IRAQI Shi’ite militiamen opened fire on minority Sunni Muslims in a mosque yesterday, killing dozens just as Baghdad is trying to build a cross-community government to fight Sunni Islamists whose rise has alarmed Western powers.

An Iraqi security source said 30 people were killed when the militias attacked the mosque in Baquba, capital of Diyala province northeast of Baghdad, on the Muslim day of prayer. Some witnesses put the death toll higher.

The bloodbath marks a setback for Prime Minister-designate Haider al-Abadi, from the majority Shi’ite community, who is seeking support from Sunnis and ethnic Kurds to take on the Islamic State insurgency that is threatening to tear Iraq apart.

In the northern city of Mosul, Islamic State stoned a man to death, witnesses said, as the United States raised the prospect of tackling jihadist safe havens in Syria.

In a regional conflict that is throwing up dilemmas for governments from Washington to London, Baghdad and Tehran, any US action against Islamic State in Syria would risk making common cause with President Bashar al-Assad — the man it has wanted overthrown in a three-year uprising.

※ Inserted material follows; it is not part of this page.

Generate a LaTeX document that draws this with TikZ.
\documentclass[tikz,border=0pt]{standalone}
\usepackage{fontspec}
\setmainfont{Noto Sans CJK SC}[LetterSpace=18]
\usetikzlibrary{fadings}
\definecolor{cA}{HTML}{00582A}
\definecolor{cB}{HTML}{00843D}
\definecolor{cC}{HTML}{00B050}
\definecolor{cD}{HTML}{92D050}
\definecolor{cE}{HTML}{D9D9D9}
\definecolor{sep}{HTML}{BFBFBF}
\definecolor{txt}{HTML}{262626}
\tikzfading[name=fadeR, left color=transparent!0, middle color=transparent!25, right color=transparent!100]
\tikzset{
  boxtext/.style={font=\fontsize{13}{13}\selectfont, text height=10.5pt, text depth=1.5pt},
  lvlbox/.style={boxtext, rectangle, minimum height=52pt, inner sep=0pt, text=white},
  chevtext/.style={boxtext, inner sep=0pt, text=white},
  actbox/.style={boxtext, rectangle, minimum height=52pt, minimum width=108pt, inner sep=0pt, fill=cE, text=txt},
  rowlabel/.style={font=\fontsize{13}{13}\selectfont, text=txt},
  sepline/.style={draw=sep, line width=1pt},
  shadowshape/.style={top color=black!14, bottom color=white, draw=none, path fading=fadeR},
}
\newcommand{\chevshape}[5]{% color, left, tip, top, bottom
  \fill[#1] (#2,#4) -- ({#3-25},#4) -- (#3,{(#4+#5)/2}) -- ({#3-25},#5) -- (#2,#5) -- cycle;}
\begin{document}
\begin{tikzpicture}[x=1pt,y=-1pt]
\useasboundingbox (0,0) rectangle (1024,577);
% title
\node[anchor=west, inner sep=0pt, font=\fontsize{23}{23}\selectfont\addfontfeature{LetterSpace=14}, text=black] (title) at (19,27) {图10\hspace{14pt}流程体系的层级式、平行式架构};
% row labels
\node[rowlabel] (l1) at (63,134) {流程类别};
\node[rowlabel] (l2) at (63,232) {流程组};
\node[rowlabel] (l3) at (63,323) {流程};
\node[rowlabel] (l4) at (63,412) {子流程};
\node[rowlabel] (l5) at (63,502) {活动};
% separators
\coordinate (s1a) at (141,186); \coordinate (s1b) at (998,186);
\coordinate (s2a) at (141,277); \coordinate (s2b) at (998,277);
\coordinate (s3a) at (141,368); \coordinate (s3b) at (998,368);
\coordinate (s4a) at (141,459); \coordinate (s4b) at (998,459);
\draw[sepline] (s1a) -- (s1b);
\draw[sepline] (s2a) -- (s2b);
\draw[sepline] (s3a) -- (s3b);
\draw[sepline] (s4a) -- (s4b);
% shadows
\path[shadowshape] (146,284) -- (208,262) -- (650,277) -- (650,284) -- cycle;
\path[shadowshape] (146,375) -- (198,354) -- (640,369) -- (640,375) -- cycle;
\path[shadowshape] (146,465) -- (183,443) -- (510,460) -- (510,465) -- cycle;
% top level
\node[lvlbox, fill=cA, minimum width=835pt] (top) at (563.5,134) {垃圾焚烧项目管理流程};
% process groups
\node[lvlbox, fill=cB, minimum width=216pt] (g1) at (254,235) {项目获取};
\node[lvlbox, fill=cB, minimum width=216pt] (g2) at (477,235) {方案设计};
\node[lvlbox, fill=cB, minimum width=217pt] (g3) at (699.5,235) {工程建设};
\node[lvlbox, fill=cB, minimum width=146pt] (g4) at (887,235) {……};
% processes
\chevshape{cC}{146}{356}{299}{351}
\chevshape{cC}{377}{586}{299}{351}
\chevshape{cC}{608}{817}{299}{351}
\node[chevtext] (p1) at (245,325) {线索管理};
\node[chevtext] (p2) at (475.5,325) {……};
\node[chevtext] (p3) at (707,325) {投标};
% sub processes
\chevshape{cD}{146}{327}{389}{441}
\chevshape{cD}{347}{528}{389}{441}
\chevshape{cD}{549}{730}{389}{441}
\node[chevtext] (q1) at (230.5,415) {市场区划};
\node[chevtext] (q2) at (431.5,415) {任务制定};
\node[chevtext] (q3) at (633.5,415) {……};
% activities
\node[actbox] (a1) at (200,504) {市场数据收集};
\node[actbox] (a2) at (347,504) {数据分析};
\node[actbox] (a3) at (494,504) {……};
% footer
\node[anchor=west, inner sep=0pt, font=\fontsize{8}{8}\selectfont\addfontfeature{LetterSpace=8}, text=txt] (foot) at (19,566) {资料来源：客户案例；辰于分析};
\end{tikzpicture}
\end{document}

Iraqi forces, which at first put up little serious resistance, are starting to fight back. Along with fighters from the Iraq’s Kurdish autonomous region, they tried yesterday — backed by US airpower and Iraqi fighter planes — to recapture two towns near the Iranian border, security sources said.

President Barack Obama’s decision to authorize airstrikes in Iraq for the first time since US troops pulled out in 2011 has helped to slow the militants’ offensive. But America’s top soldier said that the internationally recognized frontier between Iraq and Syria, over which the militants have free passage, no longer means much in the wider conflict.

General Martin Dempsey said Islamic State will remain a danger until it can no longer count on safe havens in Syria.